Un calciatore può essere un gioiello a tutti gli effetti, sì: d’altronde già a partire dai soprannomi l’accostamento a preziosi vari è comune. Pelè era la “perla nera” così come Eusebio, e poi tutto ciò che ha a che fare con l’oro dal “Pibe de Oro” al “Golden Boy” fino a la “Joya” (appunto il gioiello) quale era il portoghese Paulo Futre per primo e poi Paulo Dybala. Già, Dybala, gioiello portato in Italia dal Palermo e che nelle casse dei siciliani ha portato un sacco di soldi grazie alla sua cessione alla Juventus, ma prima di lui c’è stato un altro argentino in rosanero che ha avuto un valore di “prezioso”, ma a tutti gli effetti e non solo a livello di soprannome: si chiamava Enrique Martegani. Enrique era un attaccante nato a Buenos Aires nel 1925, aveva cominciato a giocare a calcio nel Chacarita, e poi nel Boca, nell’Estudiantes, nell’All Boys quando il pallone era davvero un gioco o poco più. Poi era partito per l’Italia, destinazione Padova: in una squadra un po’ sgangherata prima dell’avvento del paròn Rocco. È nell’estate del 1952 che Martegani diventa un vero e proprio gioiello. Sì, perché il direttore sportivo di un Palermo guidato da un gruppo di aristocratici, è uno degli uomini più affascinanti dell’epoca: Raimondo Lanza di Trabia, un nobile, diplomatico, dandy e viveur dell’epoca (è a lui che è dedicata “L’Uomo in frac” di Domenico Modugno).

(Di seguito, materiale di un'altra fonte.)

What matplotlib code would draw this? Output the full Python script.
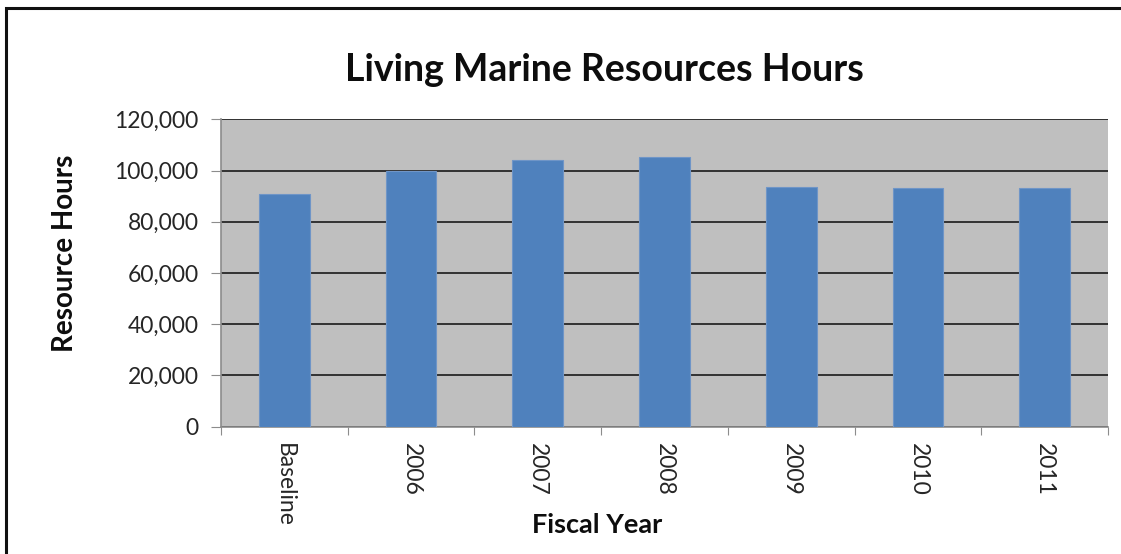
import matplotlib.pyplot as plt
from matplotlib.patches import Rectangle
from matplotlib.ticker import FuncFormatter, MultipleLocator
import numpy as np

years = ['Baseline', '2006', '2007', '2008', '2009', '2010', '2011']
hours = [91000, 100000, 104000, 105300, 93800, 93400, 93400]

plt.rcParams['font.family'] = ['Lato', 'DejaVu Sans']

fig = plt.figure(figsize=(11.21, 5.54), dpi=100)
ax = fig.add_axes([0.1971, 0.2301, 0.9884 - 0.1971, 0.7843 - 0.2301])

x = np.arange(len(years))
ax.bar(x, hours, width=0.4, color='#4F81BD', edgecolor='#6F95C7', linewidth=0.8, zorder=3)

ax.set_facecolor('#BFBFBF')
ax.set_xlim(-0.5, len(years) - 0.5)
ax.set_ylim(0, 120000)
ax.yaxis.set_major_locator(MultipleLocator(20000))
ax.yaxis.set_major_formatter(FuncFormatter(lambda v, p: f'{int(v):,}'))
ax.grid(axis='y', color='#1a1a1a', linewidth=1.2, zorder=1)

# category ticks sit between bars
ax.set_xticks(np.arange(-0.5, len(years)), minor=False)
ax.set_xticklabels([])
ax.set_xticks(x, minor=True)
ax.set_xticklabels(years, minor=True, rotation=-90, fontsize=16.5, color='#262626')
ax.tick_params(axis='x', which='minor', length=0, pad=12)
ax.tick_params(axis='x', which='major', length=6, color='#8c8c8c', direction='out')
ax.tick_params(axis='y', length=7, color='#8c8c8c', labelsize=16.5, labelcolor='#262626', pad=9)

for side in ['top', 'right']:
    ax.spines[side].set_visible(False)
ax.spines['left'].set_color('#8c8c8c')
ax.spines['bottom'].set_color('#8c8c8c')
ax.spines['left'].set_linewidth(1.2)
ax.spines['bottom'].set_linewidth(1.2)

fig.text(0.539, 0.874, 'Living Marine Resources Hours', ha='center', va='center',
         fontsize=27, fontweight='bold', color='#0d0d0d')
fig.text(0.058, 0.543, 'Resource Hours', rotation=90, ha='center', va='center',
         fontsize=20, fontweight='bold', color='#0d0d0d')
fig.text(0.533, 0.052, 'Fiscal Year', ha='center', va='center',
         fontsize=19.5, fontweight='bold', color='#0d0d0d')

# chart frame, clipped at the right and bottom edges
fig.patches.append(Rectangle((6 / 1121, -0.1), 1.2, 1.1 - 8 / 554, transform=fig.transFigure,
                             fill=False, edgecolor='#111111', linewidth=2.2))

fig.savefig('out.png', dpi=100)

Lanza amava il calcio, le auto, le donne, e forse si deve proprio a lui l’invenzione del “calciomercato” così come lo si conosce adesso. Il dettaglio, da quel che trapela dai racconti dell’epoca, è che le trattative “il Principino” le conduceva dalla vasca da bagno dell’hotel dove riceveva gli altri presidenti, rigorosamente nudo. Nudo riceveva pure i suoi allenatori, e a uno di loro che osò obiettare rispose: “Cosa pretende, che la riceva in frac?”. E dalla vasca da bagno della sua camera d’albergo, infatti, in quell’estate del 1952 esultò per aver appena acquistato Martegani, annunciandolo al suo allenatore Giuseppe “Gipo” Viani. E sì, aveva acquistato Martegani, ma non attraverso il Palermo: lo aveva acquistato personalmente proprio Trabia, e oltre a giocare in rosanero ritenendolo particolarmente avvezzo al palleggio pare lo facesse proprio esibire in quell’arte davanti agli amici, nelle serate da lui organizzate. Voleva vincere lo scudetto col suo Palermo, Lanza, lanciando la sfida all’amico Gianni Agnelli che la accolse, con scommessa 10 a 1, come raccontò in seguito la figlia di Lanza di Trabia, Raimonda.

Quel Palermo non solo non vinse lo Scudetto, ma non ci arrivò neppure vicino in realtà, salvandosi a stento nella prima stagione di permanenza di Enrique Martegani e grazie anche ai suoi gol, come quelli all’Udinese e al Torino di 71 anni fa. Non riuscì invece a salvarsi il Palermo nonostante il centravanti riuscì a migliorare il proprio bottino di reti in campionato, arrivando a 10: fatali gli spareggi con Udinese e Spal che condannarono i rosanero alla Serie B. Qualche mese più tardi, a novembre del 1954, però, Lanza di Trabia muore a soli 39 anni: forse cade dalla finestra della sua camera d’albergo a Roma, forse si suicida. Nell’eredità che lascia alla moglie, la bellissima attrice Olga Villi, c’è anche il cartellino di Enrique Martegani: un prezioso, a tutti gli effetti. Una vicenda talmente pittoresca già all’epoca che ispira una commedia teatrale: nel 1955 Garinei e Giovannini portano in scena a Torino “La padrona di Raggio di Luna”. Raggio di Luna, in realtà, era il soprannome dell’attaccante svedese Arne Selmosson, in quel momento calciatore molto popolare, ma la vicenda è quella di Martegani e della sua “padrona”, Olga Villi. Di fatto Enrique passa alla Lazio, giocando poco e senza acuti, per poi tornare in Argentina, senza padroni e senza palleggi nelle feste in giardino.